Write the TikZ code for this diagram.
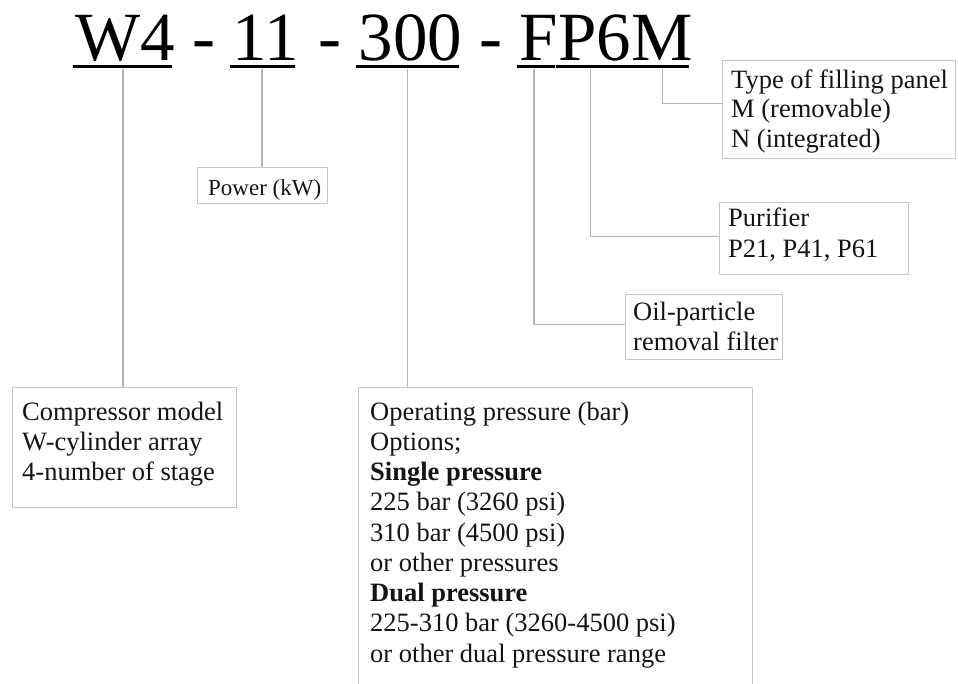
\documentclass[tikz,border=0pt]{standalone}
\usepackage{fontspec}
\setmainfont{Liberation Serif}
\definecolor{linegray}{HTML}{B4B4B4}
\definecolor{boxgray}{HTML}{C6C6C6}
\definecolor{textcol}{HTML}{141414}
\begin{document}
\begin{tikzpicture}[x=1pt,y=-1pt,
  title/.style={inner sep=0pt, anchor=base west, font=\fontsize{69}{69}\selectfont},
  uline/.style={line width=3.5pt, black},
  conn/.style={draw=linegray, line width=1.3pt},
  box/.style={draw=boxgray, line width=1.3pt, inner sep=0pt, anchor=north west},
  txt/.style={inner sep=0pt, anchor=north west, align=left, text=textcol, font=\fontsize{26.5}{30}\selectfont}]
\useasboundingbox (0,0) rectangle (958,683);

% title code
\node[title] (w4) at (75,60) {W4};
\node[title] (d1) at (191.9,60) {-};
\node[title] (n11) at (232.1,60) {11};
\node[title] (d2) at (318.4,60) {-};
\node[title] (n300) at (358.6,60) {300};
\node[title] (d3) at (479.4,60) {-};
\node[title] (nf) at (519.6,60) {F};
\node[title] (np6) at (558,60) {P6};
\node[title] (nm) at (630.8,60) {M};

\foreach \n in {w4,n11,n300,nf,np6,nm}{
  \draw[uline] ([xshift=-2.5pt,yshift=-6.5pt]\n.base west) -- ([xshift=-3.5pt,yshift=-6.5pt]\n.base east);
}

% boxes
\node[box, minimum width=233pt, minimum height=98pt] (tbox) at (722,60) {};
\node[box, minimum width=130pt, minimum height=36pt] (pbox) at (197,167) {};
\node[box, minimum width=189pt, minimum height=72pt] (ubox) at (719,202) {};
\node[box, minimum width=157pt, minimum height=65pt] (fbox) at (625,294) {};
\node[box, minimum width=224pt, minimum height=120pt] (cbox) at (12,387) {};
\node[box, minimum width=394.5pt, minimum height=305pt] (obox) at (357.5,386.7) {};

% texts
\node[txt, font=\fontsize{26.5}{29.5}\selectfont] (ttxt) at (731,68)
  {\rule{0pt}{20pt}Type of filling panel\\M (removable)\\N (integrated)};
\node[txt, font=\fontsize{23}{28}\selectfont] (ptxt) at (208,175) {\rule{0pt}{20pt}Power (kW)};
\node[txt, font=\fontsize{26.5}{31}\selectfont] (utxt) at (728,206.7)
  {\rule{0pt}{20pt}Purifier\\P21, P41, P61};
\node[txt] (ftxt) at (633,300) {\rule{0pt}{20pt}Oil-particle\\removal filter};
\node[txt] (ctxt) at (22,400)
  {\rule{0pt}{20pt}Compressor model\\W-cylinder array\\4-number of stage};
\node[txt, font=\fontsize{26.5}{30.25}\selectfont] (otxt) at (370,400)
  {\rule{0pt}{20pt}Operating pressure (bar)\\Options;\\\textbf{Single pressure}\\225 bar (3260 psi)\\310 bar (4500 psi)\\or other pressures\\\textbf{Dual pressure}\\225-310 bar (3260-4500 psi)\\or other dual pressure range};

% connectors
\coordinate (s1) at ([xshift=-2pt,yshift=-8.5pt]w4.base);
\coordinate (s2) at ([xshift=-3.5pt,yshift=-8.5pt]n11.base);
\coordinate (s3) at ([xshift=-3pt,yshift=-8.5pt]n300.base);
\coordinate (s4) at ([xshift=-5pt,yshift=-8.5pt]nf.base);
\coordinate (s5) at ([xshift=-4pt,yshift=-8.5pt]np6.base);
\coordinate (s6) at ([xshift=1pt,yshift=-8.5pt]nm.base);
\draw[conn] (s1) -- (s1 |- cbox.north);
\draw[conn] (s2) -- (s2 |- pbox.north);
\draw[conn] (s3) -- (s3 |- obox.north);
\draw[conn] (s4) |- ([yshift=3pt]fbox.west);
\draw[conn] (s5) |- ([yshift=2pt]ubox.west);
\draw[conn] (s6) |- ([yshift=6pt]tbox.west);
\end{tikzpicture}
\end{document}
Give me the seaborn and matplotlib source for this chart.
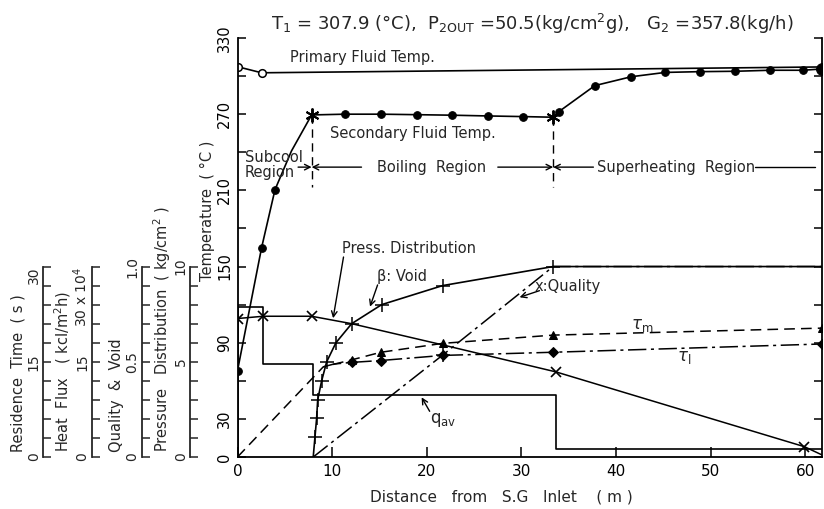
import numpy as np
import pandas as pd
import seaborn as sns
import matplotlib.pyplot as plt

sns.set_style("ticks")
plt.rcParams['font.family'] = ['DejaVu Sans']
plt.rcParams['mathtext.fontset'] = 'dejavusans'

# ---------------- data ----------------
primary_x = [0.0, 2.55, 61.7]
primary_t = [307.4, 302.6, 307.2]

secondary_x = [0.0, 2.55, 3.96, 5.7, 7.83, 11.35, 15.15, 18.99, 22.68, 26.48, 30.2,
               33.35, 33.95, 37.75, 41.6, 45.2, 48.9, 52.6, 56.3, 59.75, 61.7]
secondary_t = [68.0, 165.0, 210.5, 241.0, 269.4, 270.0, 270.0, 269.6, 269.2, 268.6, 268.1,
               267.6, 272.0, 292.5, 299.5, 302.9, 303.5, 303.8, 304.6, 304.6, 305.6]

pressure_x = [0.0, 2.72, 7.83, 12.06, 21.56, 33.63, 59.9, 61.7]
pressure = [7.27, 7.39, 7.39, 7.0, 5.9, 4.47, 0.54, 0.12]          # kg/cm2

void_x = [8.0, 8.18, 8.36, 8.47, 8.89, 9.42, 10.4, 12.06, 15.23, 21.67, 33.35, 61.7]
void = [0.0, 0.103, 0.203, 0.30, 0.40, 0.50, 0.60, 0.70, 0.80, 0.90, 1.0, 1.0]

quality_x = [8.0, 21.67, 33.35, 61.7]
quality = [0.0, 0.535, 1.0, 1.0]

flux_x = [0.0, 0.0, 2.72, 8.0, 33.63, 61.7]
heat_flux = [0.0, 23.6, 14.6, 9.75, 1.2, 1.2]                      # x10^4 kcal/m2h

tau_m_x = [0.0, 9.06, 12.06, 15.15, 21.67, 33.35, 61.7]
tau_m = [0.0, 14.2, 15.3, 16.5, 17.9, 19.2, 20.3]                   # s

tau_l_x = [9.06, 10.2, 12.06, 15.15, 21.67, 33.35, 61.7]
tau_l = [14.2, 14.65, 14.9, 15.2, 16.0, 16.5, 17.8]                # s

boundary_x = [7.83, 33.35]
boundary_top = [269.4, 267.6]
boundary_bottom = 213.0

temp_ticks = list(range(0, 331, 30))
temp_labels = ['0', '30', '', '90', '', '150', '', '210', '', '270', '', '330']
x_ticks = [0, 10, 20, 30, 40, 50, 60]

# ---------------- figure ----------------
W, H = 824, 509
fig = plt.figure(figsize=(W / 100, H / 100), dpi=100)


def fx(px):
    return px / W


def fy(py):
    return 1 - py / H


AX_L, AX_R, AX_T, AX_B = 237.5, 822.0, 38.0, 457.0
ax = fig.add_axes([fx(AX_L), fy(AX_B), (AX_R - AX_L) / W, (AX_B - AX_T) / H])
ax.set_ylim(0, 330)

K = dict(color='black', legend=False, sort=False, estimator=None)


def overlay(ymax):
    o = fig.add_axes(ax.get_position().bounds, sharex=ax)
    o.set_ylim(0, ymax)
    o.axis('off')
    return o


# temperatures
sns.lineplot(x=primary_x, y=primary_t, ax=ax, lw=1.2, marker='o', ms=5.5,
             mfc='white', mec='black', mew=1.1, markevery=[0, 1], **K)
sns.lineplot(x=secondary_x, y=secondary_t, ax=ax, lw=1.2, **K)
circ_idx = [0, 1, 2, 5, 6, 7, 8, 9, 10, 12, 13, 14, 15, 16, 17, 18, 19]
sns.lineplot(x=secondary_x, y=secondary_t, ax=ax, lw=0, marker='o', ms=5.5,
             mfc='black', mec='black', markevery=circ_idx, **K)
sns.lineplot(x=secondary_x, y=secondary_t, ax=ax, lw=0, marker=(6, 2, 0), ms=10,
             mec='black', mew=1.4, markevery=[4, 11], **K)
sns.lineplot(x=secondary_x, y=secondary_t, ax=ax, lw=0, marker='o', ms=8.5,
             mfc='black', mec='black', markevery=[20], **K)

for bx, bt in zip(boundary_x, boundary_top):
    sns.lineplot(x=[bx, bx], y=[bt, boundary_bottom], ax=ax, lw=1.0,
                 linestyle=(0, (6, 4)), **K)

# secondary quantities on scaled overlays (150 deg <-> full scale)
ax_t = overlay(30 * 330 / 150)
sns.lineplot(x=tau_m_x, y=tau_m, ax=ax_t, lw=1.1, linestyle=(0, (7, 4)), marker='^',
             ms=6, mfc='black', mec='black', markevery=[2, 3, 4, 5, 6], **K)
sns.lineplot(x=tau_l_x, y=tau_l, ax=ax_t, lw=1.1, linestyle=(0, (12, 3, 2, 3)), marker='D',
             ms=5, mfc='black', mec='black', markevery=[2, 3, 4, 5, 6], **K)

ax_q = overlay(30 * 330 / 150)
sns.lineplot(x=flux_x, y=heat_flux, ax=ax_q, lw=1.2, drawstyle='steps-post', **K)

ax_v = overlay(1.0 * 330 / 150)
sns.lineplot(x=void_x, y=void, ax=ax_v, lw=1.2, marker='+', ms=10, mec='black', mew=1.1,
             markevery=list(range(1, 11)), **K)
sns.lineplot(x=quality_x, y=quality, ax=ax_v, lw=1.1, linestyle=(0, (12, 3, 2, 3)),
             marker='+', ms=10, mec='black', mew=1.1, markevery=[1], **K)

ax_p = overlay(10 * 330 / 150)
sns.lineplot(x=pressure_x, y=pressure, ax=ax_p, lw=1.1, marker='x', ms=7, mec='black',
             mew=1.2, markevery=[0, 1, 2, 5, 6], **K)

# ---------------- main axis style ----------------
ax.set_xlim(0, 61.75)
ax.set_ylim(0, 330)
for s in ['left', 'bottom', 'right']:
    ax.spines[s].set_linewidth(1.3)
    ax.spines[s].set_color('black')
ax.spines['top'].set_visible(False)
ax.set_yticks(temp_ticks)
ax.set_yticklabels(temp_labels)
ax.set_xticks(x_ticks)
ax.set_xticklabels([str(v) for v in x_ticks])
ax.tick_params(axis='y', direction='in', length=6, width=1.1, left=True, right=True,
               labelleft=True, labelright=False, pad=4, labelsize=10.5, colors='black')
ax.tick_params(axis='x', direction='in', length=7, width=1.1, pad=5, labelsize=11,
               colors='black')
for lab in ax.get_yticklabels():
    lab.set_rotation(90)
    lab.set_va('center')
ax.set_xlabel('')
ax.set_ylabel('')
ax.patch.set_visible(False)

fig.text(fx(501), fy(497), 'Distance   from   S.G   Inlet    ( m )', ha='center', va='center',
         fontsize=11)
fig.text(fx(207), fy(211), 'Temperature  ( °C )', rotation=90, ha='center', va='center',
         fontsize=10.5)
fig.text(fx(532), fy(24),
         r'T$_1$ = 307.9 (°C),  P$_{\mathregular{2OUT}}$ =50.5(kg/cm$^2$g),   '
         r'G$_2$ =357.8(kg/h)', ha='center', va='center', fontsize=13)

# ---------------- left auxiliary scales ----------------
side_specs = [
    (43.0, 30, ['0', '15', '30'], 'Residence  Time  ( s )', 18),
    (91.7, 30, ['0', '15', '30 x 10$^4$'], 'Heat  Flux   ( kcl/m$^2$h)', 63),
    (141.7, 1.0, ['0', '0.5', '1.0'], 'Quality  &  Void', 116),
    (190.0, 10, ['0', '5', '10'], 'Pressure   Distribution  ( kg/cm$^2$ )', 162),
]
for i, (px, top, labs, title, tx) in enumerate(side_specs):
    a = fig.add_axes([fx(px), fy(AX_B), 0.0004, 150 * (AX_B - AX_T) / 330 / H])
    a.set_ylim(0, top)
    a.set_xticks([])
    for s in ['top', 'right', 'bottom']:
        a.spines[s].set_visible(False)
    a.spines['left'].set_linewidth(1.3)
    a.patch.set_visible(False)
    a.set_yticks(np.linspace(0, top, 11))
    tl = [''] * 11
    tl[0], tl[5], tl[10] = labs
    a.set_yticklabels(tl)
    a.tick_params(axis='y', direction='in', length=6, width=1.1, pad=1.5, labelsize=10)
    for j, lab in enumerate(a.get_yticklabels()):
        lab.set_rotation(90)
        lab.set_va('center')
        if j == 10 and i < 2:
            lab.set_va('top')
    fig.text(fx(tx), fy(452), title, rotation=90, ha='center', va='bottom', fontsize=10.5)

# ---------------- annotations ----------------
ax.text(5.5, 315, 'Primary Fluid Temp.', fontsize=10.5, va='center')
ax.text(9.8, 255, 'Secondary Fluid Temp.', fontsize=10.5, va='center')
ax.text(0.75, 230, 'Subcool\nRegion', fontsize=10.5, va='center', linespacing=1.0)

AP = dict(arrowstyle='->', color='black', lw=1.0, shrinkA=0, shrinkB=0)
RY = 228.3
ax.annotate('', xy=(7.83, RY), xytext=(6.4, RY), arrowprops=AP)
ax.annotate('', xy=(7.83, RY), xytext=(13.1, RY), arrowprops=AP)
ax.text(20.5, RY, 'Boiling  Region', fontsize=10.5, ha='center', va='center')
ax.annotate('', xy=(33.35, RY), xytext=(27.5, RY), arrowprops=AP)
ax.annotate('', xy=(33.35, RY), xytext=(37.6, RY), arrowprops=AP)
ax.text(46.3, RY, 'Superheating  Region', fontsize=10.5, ha='center', va='center')
ax.plot([54.7, 61.0], [RY, RY], color='black', lw=1.0)

ax.text(11.0, 164.6, 'Press. Distribution', fontsize=10.5, va='center')
ax.annotate('', xy=(10.1, 109.3), xytext=(11.2, 157.5), arrowprops=AP)
ax.text(14.7, 142.0, 'β: Void', fontsize=10.5, va='center')
ax.annotate('', xy=(14.0, 118.4), xytext=(14.8, 135.5), arrowprops=AP)
ax.text(31.4, 134.0, 'x:Quality', fontsize=10.5, va='center')
ax.annotate('', xy=(29.8, 125.8), xytext=(31.9, 131.0), arrowprops=AP)
ax.text(20.3, 29.0, r'q$_{\mathregular{av}}$', fontsize=12, va='center')
ax.annotate('', xy=(19.45, 47.0), xytext=(20.3, 36.0), arrowprops=AP)
ax.text(41.6, 104.0, r'$\tau_{\mathregular{m}}$', fontsize=12, va='center')
ax.text(46.4, 79.0, r'$\tau_{\mathregular{l}}$', fontsize=12, va='center')

fig.savefig('out.png', dpi=100, facecolor='white')
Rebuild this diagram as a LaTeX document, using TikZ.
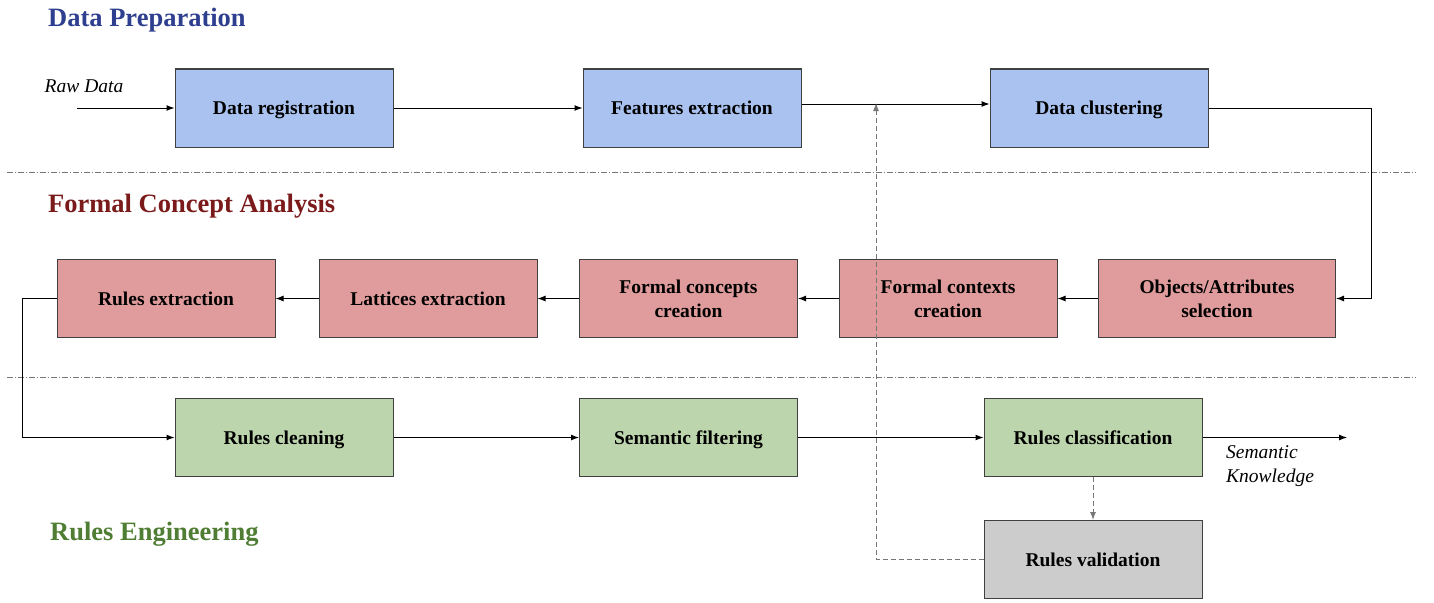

**DIRECTIVE:**
In the listing above, find the line with "Give me the" and the line with "0.90, 1.0, 1.0]". Set down exactly those lines and everything between them, skipping pictures.

**SOLUTION:**
Give me the seaborn and matplotlib source for this chart.
import numpy as np
import pandas as pd
import seaborn as sns
import matplotlib.pyplot as plt

sns.set_style("ticks")
plt.rcParams['font.family'] = ['DejaVu Sans']
plt.rcParams['mathtext.fontset'] = 'dejavusans'

# ---------------- data ----------------
primary_x = [0.0, 2.55, 61.7]
primary_t = [307.4, 302.6, 307.2]

secondary_x = [0.0, 2.55, 3.96, 5.7, 7.83, 11.35, 15.15, 18.99, 22.68, 26.48, 30.2,
               33.35, 33.95, 37.75, 41.6, 45.2, 48.9, 52.6, 56.3, 59.75, 61.7]
secondary_t = [68.0, 165.0, 210.5, 241.0, 269.4, 270.0, 270.0, 269.6, 269.2, 268.6, 268.1,
               267.6, 272.0, 292.5, 299.5, 302.9, 303.5, 303.8, 304.6, 304.6, 305.6]

pressure_x = [0.0, 2.72, 7.83, 12.06, 21.56, 33.63, 59.9, 61.7]
pressure = [7.27, 7.39, 7.39, 7.0, 5.9, 4.47, 0.54, 0.12]          # kg/cm2

void_x = [8.0, 8.18, 8.36, 8.47, 8.89, 9.42, 10.4, 12.06, 15.23, 21.67, 33.35, 61.7]
void = [0.0, 0.103, 0.203, 0.30, 0.40, 0.50, 0.60, 0.70, 0.80, 0.90, 1.0, 1.0]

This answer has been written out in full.